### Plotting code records
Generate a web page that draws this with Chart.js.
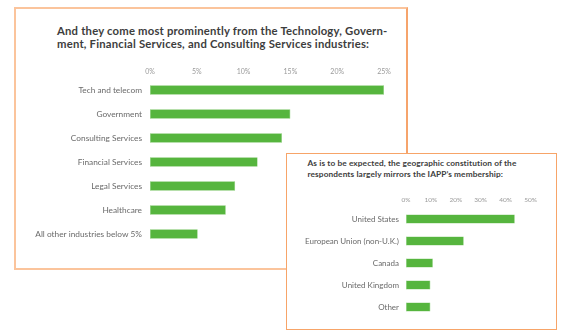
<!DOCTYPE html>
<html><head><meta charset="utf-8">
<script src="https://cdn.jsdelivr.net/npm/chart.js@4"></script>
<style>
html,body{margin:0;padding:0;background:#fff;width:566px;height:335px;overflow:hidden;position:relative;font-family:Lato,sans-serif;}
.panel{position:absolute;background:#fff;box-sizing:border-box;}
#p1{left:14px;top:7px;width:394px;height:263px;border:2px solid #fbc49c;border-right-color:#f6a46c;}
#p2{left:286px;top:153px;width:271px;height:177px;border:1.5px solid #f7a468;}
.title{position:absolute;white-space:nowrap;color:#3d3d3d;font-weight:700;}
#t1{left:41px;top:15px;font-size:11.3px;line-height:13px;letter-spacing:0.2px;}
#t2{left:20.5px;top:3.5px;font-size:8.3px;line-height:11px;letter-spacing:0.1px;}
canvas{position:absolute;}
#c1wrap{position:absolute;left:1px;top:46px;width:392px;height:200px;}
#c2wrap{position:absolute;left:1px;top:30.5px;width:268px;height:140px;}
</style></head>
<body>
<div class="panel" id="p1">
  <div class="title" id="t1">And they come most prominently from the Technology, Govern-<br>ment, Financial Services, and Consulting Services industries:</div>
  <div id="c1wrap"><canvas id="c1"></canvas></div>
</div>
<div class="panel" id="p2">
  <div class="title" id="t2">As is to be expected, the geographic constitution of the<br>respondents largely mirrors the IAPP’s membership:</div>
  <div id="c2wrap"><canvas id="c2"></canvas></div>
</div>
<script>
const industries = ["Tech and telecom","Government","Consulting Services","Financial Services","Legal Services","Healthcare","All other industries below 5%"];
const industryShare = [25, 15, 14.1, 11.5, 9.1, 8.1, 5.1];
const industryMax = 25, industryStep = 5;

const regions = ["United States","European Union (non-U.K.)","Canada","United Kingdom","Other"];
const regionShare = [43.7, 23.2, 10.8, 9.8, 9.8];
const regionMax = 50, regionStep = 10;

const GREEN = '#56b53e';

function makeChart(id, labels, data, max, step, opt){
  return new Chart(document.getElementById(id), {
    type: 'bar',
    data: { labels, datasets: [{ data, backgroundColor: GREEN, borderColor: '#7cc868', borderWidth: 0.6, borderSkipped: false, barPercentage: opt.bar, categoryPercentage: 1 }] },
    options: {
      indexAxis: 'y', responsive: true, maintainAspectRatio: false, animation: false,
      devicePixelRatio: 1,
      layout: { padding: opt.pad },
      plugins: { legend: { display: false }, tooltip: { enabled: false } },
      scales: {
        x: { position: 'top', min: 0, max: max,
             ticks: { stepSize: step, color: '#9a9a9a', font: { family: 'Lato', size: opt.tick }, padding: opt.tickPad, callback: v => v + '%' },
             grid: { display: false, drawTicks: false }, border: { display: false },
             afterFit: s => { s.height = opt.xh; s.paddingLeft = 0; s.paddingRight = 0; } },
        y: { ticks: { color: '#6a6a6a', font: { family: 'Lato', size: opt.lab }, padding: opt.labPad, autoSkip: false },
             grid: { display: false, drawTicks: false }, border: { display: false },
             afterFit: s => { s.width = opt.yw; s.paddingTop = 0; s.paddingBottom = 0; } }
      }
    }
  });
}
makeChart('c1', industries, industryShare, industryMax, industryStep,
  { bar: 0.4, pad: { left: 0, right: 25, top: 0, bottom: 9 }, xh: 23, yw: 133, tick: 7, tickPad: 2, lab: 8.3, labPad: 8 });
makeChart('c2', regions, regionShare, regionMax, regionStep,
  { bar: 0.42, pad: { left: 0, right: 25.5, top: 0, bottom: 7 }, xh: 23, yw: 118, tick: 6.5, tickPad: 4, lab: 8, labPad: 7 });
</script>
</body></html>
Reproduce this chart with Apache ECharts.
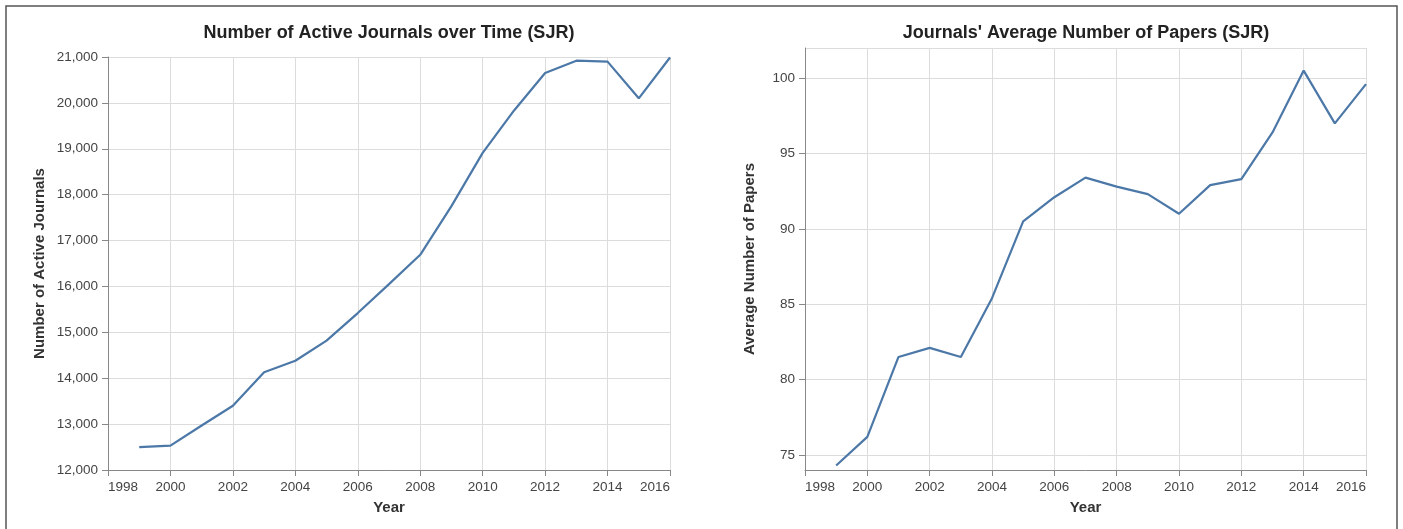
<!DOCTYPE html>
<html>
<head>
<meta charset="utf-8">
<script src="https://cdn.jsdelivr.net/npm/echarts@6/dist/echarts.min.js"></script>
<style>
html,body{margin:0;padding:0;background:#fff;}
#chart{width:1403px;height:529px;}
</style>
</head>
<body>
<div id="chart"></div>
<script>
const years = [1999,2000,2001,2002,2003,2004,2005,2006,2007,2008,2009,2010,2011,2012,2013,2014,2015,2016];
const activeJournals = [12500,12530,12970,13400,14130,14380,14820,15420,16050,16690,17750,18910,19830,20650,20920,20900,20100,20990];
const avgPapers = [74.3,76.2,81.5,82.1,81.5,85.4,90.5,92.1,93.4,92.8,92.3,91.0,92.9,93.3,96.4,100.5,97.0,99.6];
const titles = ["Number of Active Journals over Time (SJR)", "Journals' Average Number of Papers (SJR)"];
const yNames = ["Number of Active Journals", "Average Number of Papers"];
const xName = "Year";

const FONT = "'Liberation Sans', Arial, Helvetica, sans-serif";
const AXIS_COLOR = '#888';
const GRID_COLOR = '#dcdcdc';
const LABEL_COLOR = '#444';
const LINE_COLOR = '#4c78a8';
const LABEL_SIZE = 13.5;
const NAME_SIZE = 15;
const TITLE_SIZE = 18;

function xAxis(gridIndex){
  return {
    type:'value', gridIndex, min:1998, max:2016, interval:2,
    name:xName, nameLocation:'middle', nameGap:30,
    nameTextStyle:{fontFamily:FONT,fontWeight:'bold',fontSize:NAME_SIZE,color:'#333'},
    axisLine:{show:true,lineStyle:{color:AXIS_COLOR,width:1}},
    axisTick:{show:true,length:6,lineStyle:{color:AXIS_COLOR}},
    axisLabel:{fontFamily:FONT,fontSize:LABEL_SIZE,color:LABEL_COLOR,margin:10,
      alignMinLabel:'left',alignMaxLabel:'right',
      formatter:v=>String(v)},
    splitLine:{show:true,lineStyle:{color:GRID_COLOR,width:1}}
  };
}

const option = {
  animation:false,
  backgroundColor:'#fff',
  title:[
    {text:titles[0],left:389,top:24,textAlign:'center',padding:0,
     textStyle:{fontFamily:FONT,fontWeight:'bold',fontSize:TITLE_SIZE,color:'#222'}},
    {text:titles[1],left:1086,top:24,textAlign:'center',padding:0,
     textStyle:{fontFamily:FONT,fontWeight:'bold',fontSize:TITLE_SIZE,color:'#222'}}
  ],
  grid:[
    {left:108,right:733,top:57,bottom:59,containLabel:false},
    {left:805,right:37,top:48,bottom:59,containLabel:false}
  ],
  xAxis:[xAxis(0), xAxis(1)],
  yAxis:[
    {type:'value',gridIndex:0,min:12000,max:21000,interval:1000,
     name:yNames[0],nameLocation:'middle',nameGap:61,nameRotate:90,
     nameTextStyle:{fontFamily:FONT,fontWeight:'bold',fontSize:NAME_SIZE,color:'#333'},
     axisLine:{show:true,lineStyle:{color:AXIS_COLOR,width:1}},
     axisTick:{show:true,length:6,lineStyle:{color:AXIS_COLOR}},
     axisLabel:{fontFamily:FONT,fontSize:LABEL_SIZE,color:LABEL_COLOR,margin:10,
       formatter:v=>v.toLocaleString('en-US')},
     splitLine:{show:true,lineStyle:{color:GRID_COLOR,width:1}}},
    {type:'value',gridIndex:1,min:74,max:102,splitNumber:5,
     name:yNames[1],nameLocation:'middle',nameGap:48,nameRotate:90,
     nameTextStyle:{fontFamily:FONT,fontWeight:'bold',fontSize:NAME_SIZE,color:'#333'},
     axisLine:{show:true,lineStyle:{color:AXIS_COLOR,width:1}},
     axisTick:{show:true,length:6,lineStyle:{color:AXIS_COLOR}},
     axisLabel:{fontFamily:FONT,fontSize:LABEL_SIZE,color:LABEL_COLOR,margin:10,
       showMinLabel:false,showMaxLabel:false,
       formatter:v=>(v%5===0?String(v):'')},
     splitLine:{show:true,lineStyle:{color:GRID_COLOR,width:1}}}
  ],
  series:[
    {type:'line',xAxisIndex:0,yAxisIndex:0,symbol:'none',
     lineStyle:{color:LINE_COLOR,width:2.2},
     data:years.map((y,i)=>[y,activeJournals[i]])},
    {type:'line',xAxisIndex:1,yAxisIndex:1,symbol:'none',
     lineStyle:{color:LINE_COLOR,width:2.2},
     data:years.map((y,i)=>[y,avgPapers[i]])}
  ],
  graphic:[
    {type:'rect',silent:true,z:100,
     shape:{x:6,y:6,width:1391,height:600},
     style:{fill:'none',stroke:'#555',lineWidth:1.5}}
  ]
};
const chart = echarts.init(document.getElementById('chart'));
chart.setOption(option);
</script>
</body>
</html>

### Given task
Return the material from the line containing "Reproduce this chart with Apache ECharts." through the line containing "const TITLE_SIZE = 18;", exactly and in full, but without its pictures.

### Problem solution
Reproduce this chart with Apache ECharts.
<!DOCTYPE html>
<html>
<head>
<meta charset="utf-8">
<script src="https://cdn.jsdelivr.net/npm/echarts@6/dist/echarts.min.js"></script>
<style>
html,body{margin:0;padding:0;background:#fff;}
#chart{width:1403px;height:529px;}
</style>
</head>
<body>
<div id="chart"></div>
<script>
const years = [1999,2000,2001,2002,2003,2004,2005,2006,2007,2008,2009,2010,2011,2012,2013,2014,2015,2016];
const activeJournals = [12500,12530,12970,13400,14130,14380,14820,15420,16050,16690,17750,18910,19830,20650,20920,20900,20100,20990];
const avgPapers = [74.3,76.2,81.5,82.1,81.5,85.4,90.5,92.1,93.4,92.8,92.3,91.0,92.9,93.3,96.4,100.5,97.0,99.6];
const titles = ["Number of Active Journals over Time (SJR)", "Journals' Average Number of Papers (SJR)"];
const yNames = ["Number of Active Journals", "Average Number of Papers"];
const xName = "Year";

const FONT = "'Liberation Sans', Arial, Helvetica, sans-serif";
const AXIS_COLOR = '#888';
const GRID_COLOR = '#dcdcdc';
const LABEL_COLOR = '#444';
const LINE_COLOR = '#4c78a8';
const LABEL_SIZE = 13.5;
const NAME_SIZE = 15;
const TITLE_SIZE = 18;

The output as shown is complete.